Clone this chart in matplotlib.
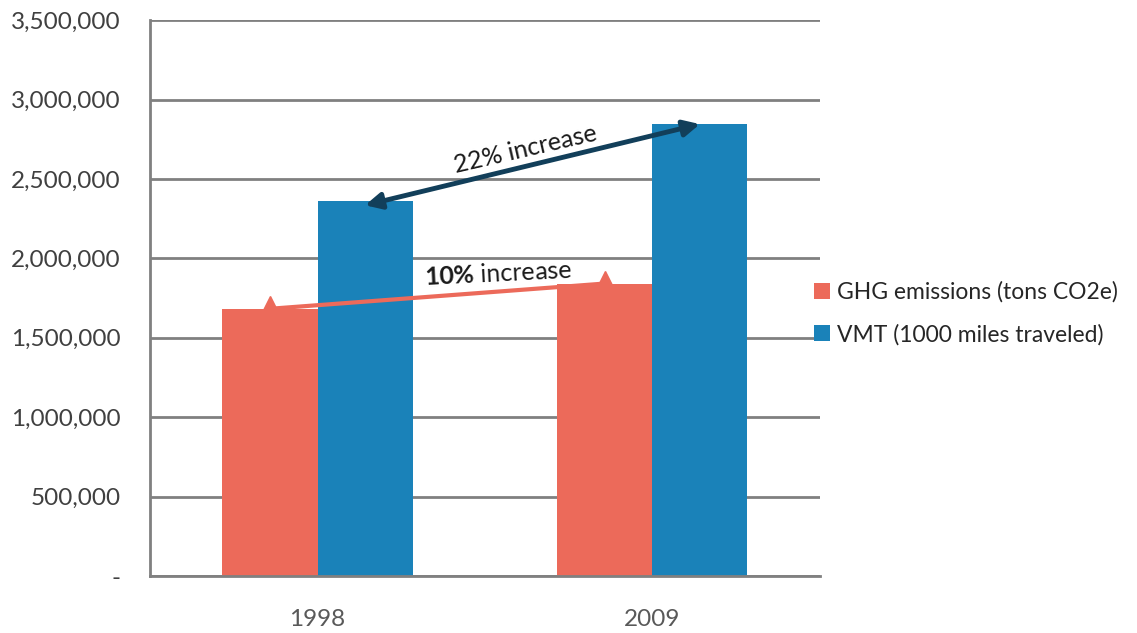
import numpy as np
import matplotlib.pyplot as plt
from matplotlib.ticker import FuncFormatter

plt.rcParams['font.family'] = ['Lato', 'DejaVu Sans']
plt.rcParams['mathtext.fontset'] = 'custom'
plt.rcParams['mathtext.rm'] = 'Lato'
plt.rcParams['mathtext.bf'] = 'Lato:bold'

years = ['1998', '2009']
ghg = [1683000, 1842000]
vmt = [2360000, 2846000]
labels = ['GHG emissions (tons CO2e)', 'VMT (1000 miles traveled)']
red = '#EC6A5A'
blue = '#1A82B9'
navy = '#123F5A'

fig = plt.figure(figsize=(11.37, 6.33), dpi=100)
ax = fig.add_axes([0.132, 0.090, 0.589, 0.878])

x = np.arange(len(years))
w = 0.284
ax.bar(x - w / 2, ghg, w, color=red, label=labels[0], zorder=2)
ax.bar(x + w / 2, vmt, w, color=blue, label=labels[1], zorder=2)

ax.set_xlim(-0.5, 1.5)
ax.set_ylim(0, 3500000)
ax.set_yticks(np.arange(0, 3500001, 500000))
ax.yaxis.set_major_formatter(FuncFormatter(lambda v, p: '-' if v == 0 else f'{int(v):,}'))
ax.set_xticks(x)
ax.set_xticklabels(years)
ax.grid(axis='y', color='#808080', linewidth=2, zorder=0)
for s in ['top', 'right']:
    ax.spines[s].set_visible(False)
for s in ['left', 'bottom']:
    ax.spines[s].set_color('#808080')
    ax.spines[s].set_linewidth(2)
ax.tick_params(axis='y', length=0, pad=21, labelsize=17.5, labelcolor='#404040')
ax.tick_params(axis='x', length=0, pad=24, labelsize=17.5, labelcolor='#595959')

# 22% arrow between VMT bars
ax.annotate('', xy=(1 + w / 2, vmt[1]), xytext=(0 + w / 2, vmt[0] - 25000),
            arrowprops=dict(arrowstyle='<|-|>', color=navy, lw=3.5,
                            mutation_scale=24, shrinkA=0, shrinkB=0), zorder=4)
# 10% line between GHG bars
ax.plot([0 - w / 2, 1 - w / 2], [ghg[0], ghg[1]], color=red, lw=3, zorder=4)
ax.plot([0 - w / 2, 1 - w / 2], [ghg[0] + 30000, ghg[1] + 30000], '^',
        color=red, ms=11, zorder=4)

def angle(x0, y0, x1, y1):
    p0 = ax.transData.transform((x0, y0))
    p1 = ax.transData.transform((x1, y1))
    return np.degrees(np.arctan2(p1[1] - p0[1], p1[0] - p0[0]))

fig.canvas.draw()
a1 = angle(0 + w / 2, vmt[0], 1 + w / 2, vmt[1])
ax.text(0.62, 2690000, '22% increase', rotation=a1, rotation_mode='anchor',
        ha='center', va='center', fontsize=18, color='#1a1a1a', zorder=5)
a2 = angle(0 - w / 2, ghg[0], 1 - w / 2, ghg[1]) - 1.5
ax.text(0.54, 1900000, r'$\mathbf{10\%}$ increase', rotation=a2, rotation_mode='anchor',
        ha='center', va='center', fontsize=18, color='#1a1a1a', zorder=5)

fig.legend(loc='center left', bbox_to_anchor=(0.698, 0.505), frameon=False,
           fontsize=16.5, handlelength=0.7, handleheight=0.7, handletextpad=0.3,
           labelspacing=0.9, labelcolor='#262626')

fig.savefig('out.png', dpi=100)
* * * * * * *
__Requirement__:
Your task is to reproduce exactly the lines from the start of the data above through the line containing "ax.bar(x + w", leaving every picture out.

__Solution to this problem__:
Clone this chart in matplotlib.
import numpy as np
import matplotlib.pyplot as plt
from matplotlib.ticker import FuncFormatter

plt.rcParams['font.family'] = ['Lato', 'DejaVu Sans']
plt.rcParams['mathtext.fontset'] = 'custom'
plt.rcParams['mathtext.rm'] = 'Lato'
plt.rcParams['mathtext.bf'] = 'Lato:bold'

years = ['1998', '2009']
ghg = [1683000, 1842000]
vmt = [2360000, 2846000]
labels = ['GHG emissions (tons CO2e)', 'VMT (1000 miles traveled)']
red = '#EC6A5A'
blue = '#1A82B9'
navy = '#123F5A'

fig = plt.figure(figsize=(11.37, 6.33), dpi=100)
ax = fig.add_axes([0.132, 0.090, 0.589, 0.878])

x = np.arange(len(years))
w = 0.284
ax.bar(x - w / 2, ghg, w, color=red, label=labels[0], zorder=2)
ax.bar(x + w / 2, vmt, w, color=blue, label=labels[1], zorder=2)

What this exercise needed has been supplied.